Unfortunately, director Wes Kotansky Jr. has declared that he is not planning to make any more films after the uphill challenges that he faced in his attempt to bring The Missouri Strain into fruition. Since early 2011, he tried to get funding for the film using a website asking people to donate what they can to help the film get made (the request was for a total of $2,500 – a fairly modest sum in comparison to World War Z!). The Missouri Strain had to be recast at one point, the entire film had to be shot in just 2 days and also, the writer and creator, Ryan McLaughlin, sadly passed away before the completion of the project. With all of these setbacks in mind, it is commendable that Wes Kotansky Jr. continued forward with the making of The Missouri Strain, and I certainly admire his efforts.

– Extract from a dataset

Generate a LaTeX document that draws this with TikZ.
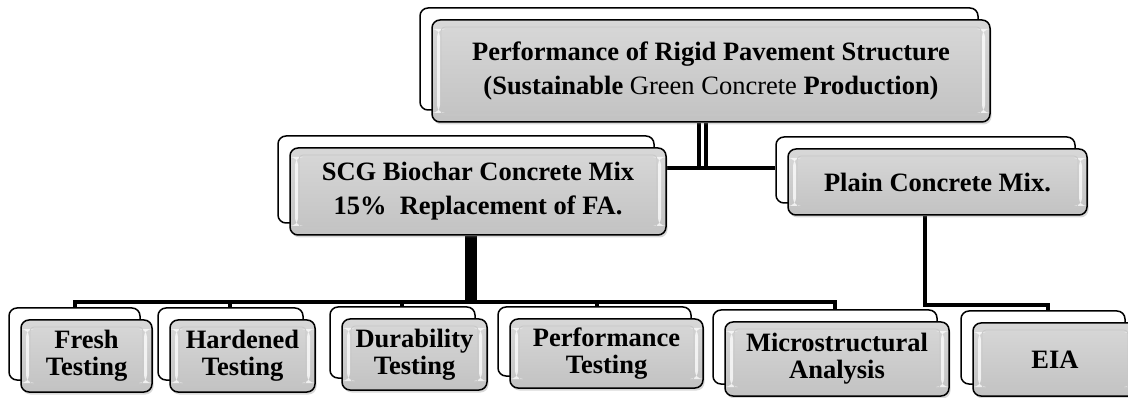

The Missouri Strain has gone on to win awards at multiple film festivals across America, hopefully proving to all involved that their hard work has paid off. Whilst I wasn’t fully convinced by the film’s techniques and thought that there was vast room for improvement, The Missouri Strain was shot very professionally and edited well which shows some real talent amongst the filmmakers who should take this experience to further enhance their potential movie careers. With a better plot and characters, this bunch of people can go on to do great things I reckon.